* Start DATA EXTRACT *
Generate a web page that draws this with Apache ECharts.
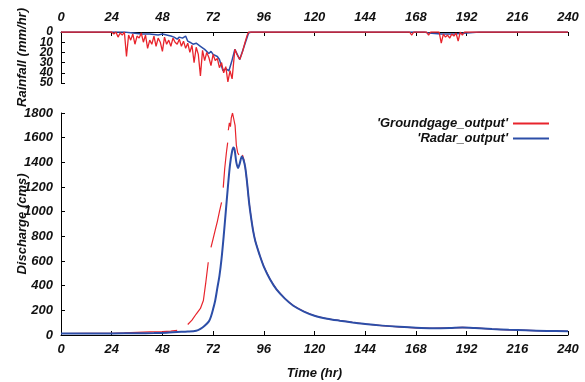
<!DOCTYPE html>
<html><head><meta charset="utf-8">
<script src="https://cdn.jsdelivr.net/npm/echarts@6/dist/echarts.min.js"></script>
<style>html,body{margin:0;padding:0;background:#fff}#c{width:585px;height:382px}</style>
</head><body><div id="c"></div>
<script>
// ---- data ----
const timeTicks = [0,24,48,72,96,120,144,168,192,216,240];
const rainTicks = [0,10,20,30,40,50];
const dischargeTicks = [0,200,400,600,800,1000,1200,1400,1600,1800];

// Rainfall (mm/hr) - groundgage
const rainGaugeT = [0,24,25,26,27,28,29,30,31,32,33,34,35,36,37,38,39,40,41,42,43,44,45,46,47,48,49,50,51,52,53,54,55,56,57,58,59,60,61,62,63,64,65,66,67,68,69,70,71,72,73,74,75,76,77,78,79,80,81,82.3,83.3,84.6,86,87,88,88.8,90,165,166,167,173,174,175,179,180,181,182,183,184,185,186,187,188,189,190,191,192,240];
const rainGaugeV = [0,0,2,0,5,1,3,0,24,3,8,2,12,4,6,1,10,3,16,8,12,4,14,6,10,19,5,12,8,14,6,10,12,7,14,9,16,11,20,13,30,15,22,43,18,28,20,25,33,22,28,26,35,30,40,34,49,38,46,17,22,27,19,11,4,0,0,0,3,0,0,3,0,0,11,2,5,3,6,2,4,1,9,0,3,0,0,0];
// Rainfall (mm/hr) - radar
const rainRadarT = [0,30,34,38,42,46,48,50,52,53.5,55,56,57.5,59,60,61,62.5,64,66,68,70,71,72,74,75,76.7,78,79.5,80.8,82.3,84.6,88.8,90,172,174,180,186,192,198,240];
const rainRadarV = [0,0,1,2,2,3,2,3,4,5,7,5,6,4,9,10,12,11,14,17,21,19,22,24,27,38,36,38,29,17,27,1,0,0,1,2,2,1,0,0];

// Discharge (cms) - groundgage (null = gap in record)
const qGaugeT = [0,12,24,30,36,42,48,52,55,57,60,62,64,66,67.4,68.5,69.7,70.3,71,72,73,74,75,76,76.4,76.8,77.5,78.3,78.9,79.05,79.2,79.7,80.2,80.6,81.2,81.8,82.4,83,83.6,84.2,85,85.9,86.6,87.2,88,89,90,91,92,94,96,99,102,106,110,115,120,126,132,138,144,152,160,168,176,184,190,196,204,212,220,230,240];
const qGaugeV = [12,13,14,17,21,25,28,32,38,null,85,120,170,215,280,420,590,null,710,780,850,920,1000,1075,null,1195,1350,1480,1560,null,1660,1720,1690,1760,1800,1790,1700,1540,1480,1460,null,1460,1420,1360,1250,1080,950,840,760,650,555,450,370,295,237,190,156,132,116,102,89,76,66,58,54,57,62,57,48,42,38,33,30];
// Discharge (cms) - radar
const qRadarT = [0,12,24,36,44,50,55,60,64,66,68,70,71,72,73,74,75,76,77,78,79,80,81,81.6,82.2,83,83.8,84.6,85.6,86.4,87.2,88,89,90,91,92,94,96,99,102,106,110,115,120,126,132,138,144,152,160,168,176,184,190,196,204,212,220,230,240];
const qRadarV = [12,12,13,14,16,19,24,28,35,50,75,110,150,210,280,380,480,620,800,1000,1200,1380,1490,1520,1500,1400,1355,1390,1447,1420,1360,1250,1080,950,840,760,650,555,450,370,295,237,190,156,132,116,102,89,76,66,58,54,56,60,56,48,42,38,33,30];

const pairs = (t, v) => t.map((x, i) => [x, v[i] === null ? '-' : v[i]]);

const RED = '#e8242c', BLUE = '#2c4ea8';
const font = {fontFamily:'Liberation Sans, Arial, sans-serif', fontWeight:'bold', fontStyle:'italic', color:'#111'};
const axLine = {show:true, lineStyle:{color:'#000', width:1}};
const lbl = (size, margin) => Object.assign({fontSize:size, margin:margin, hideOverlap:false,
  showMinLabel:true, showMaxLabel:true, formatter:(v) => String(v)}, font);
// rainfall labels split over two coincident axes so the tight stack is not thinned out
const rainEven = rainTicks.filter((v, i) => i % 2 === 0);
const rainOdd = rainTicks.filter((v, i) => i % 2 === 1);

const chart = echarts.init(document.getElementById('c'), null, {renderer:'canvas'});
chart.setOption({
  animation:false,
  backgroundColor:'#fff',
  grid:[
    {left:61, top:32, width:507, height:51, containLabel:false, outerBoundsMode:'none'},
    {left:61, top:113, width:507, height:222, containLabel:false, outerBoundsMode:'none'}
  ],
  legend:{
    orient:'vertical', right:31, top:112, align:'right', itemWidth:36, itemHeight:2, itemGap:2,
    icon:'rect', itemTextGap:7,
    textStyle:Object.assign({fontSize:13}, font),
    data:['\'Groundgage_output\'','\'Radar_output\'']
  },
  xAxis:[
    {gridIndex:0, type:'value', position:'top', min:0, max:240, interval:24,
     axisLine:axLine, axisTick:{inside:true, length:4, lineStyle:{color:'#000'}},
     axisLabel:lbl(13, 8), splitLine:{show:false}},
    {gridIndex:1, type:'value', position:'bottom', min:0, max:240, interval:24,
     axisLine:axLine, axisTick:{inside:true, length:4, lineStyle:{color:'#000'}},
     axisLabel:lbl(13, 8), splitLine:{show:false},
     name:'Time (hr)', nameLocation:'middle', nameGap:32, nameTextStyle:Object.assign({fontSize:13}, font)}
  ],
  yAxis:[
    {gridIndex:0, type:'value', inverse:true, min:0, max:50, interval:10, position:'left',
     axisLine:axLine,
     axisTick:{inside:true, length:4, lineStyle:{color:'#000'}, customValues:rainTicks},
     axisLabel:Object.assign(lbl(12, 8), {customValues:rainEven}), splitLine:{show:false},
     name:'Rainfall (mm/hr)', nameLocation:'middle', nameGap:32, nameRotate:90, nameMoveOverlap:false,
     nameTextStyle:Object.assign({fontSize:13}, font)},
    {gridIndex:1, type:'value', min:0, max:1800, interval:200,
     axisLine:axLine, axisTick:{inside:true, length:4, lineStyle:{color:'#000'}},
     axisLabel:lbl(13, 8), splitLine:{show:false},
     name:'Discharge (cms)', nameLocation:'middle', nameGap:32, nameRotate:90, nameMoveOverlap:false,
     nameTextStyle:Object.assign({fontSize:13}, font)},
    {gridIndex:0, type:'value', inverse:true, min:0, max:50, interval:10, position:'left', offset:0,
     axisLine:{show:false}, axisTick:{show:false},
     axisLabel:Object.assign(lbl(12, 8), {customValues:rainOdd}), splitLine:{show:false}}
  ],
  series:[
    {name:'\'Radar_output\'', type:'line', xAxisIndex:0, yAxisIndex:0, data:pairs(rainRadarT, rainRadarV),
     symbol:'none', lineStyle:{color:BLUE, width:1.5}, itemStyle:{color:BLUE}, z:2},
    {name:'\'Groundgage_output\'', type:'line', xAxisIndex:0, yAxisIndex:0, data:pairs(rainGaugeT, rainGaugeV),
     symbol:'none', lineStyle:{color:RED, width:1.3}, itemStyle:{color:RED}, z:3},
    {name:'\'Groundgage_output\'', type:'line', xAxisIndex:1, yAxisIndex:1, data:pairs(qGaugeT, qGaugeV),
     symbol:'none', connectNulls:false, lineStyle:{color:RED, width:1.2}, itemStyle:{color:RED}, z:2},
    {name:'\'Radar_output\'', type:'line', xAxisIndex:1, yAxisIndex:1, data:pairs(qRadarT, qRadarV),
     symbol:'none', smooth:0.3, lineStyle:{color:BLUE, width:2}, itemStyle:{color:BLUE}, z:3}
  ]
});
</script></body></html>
* End DATA EXTRACT *
= WORK REQUIRED =
Reproduce the data above word for word from its first line through the line that holds "dischargeTicks = [0,200,400,600,800,1000,1200,1400,1600,1800];", both ends included; skip pictures.

= ANSWER IN FULL =
Generate a web page that draws this with Apache ECharts.
<!DOCTYPE html>
<html><head><meta charset="utf-8">
<script src="https://cdn.jsdelivr.net/npm/echarts@6/dist/echarts.min.js"></script>
<style>html,body{margin:0;padding:0;background:#fff}#c{width:585px;height:382px}</style>
</head><body><div id="c"></div>
<script>
// ---- data ----
const timeTicks = [0,24,48,72,96,120,144,168,192,216,240];
const rainTicks = [0,10,20,30,40,50];
const dischargeTicks = [0,200,400,600,800,1000,1200,1400,1600,1800];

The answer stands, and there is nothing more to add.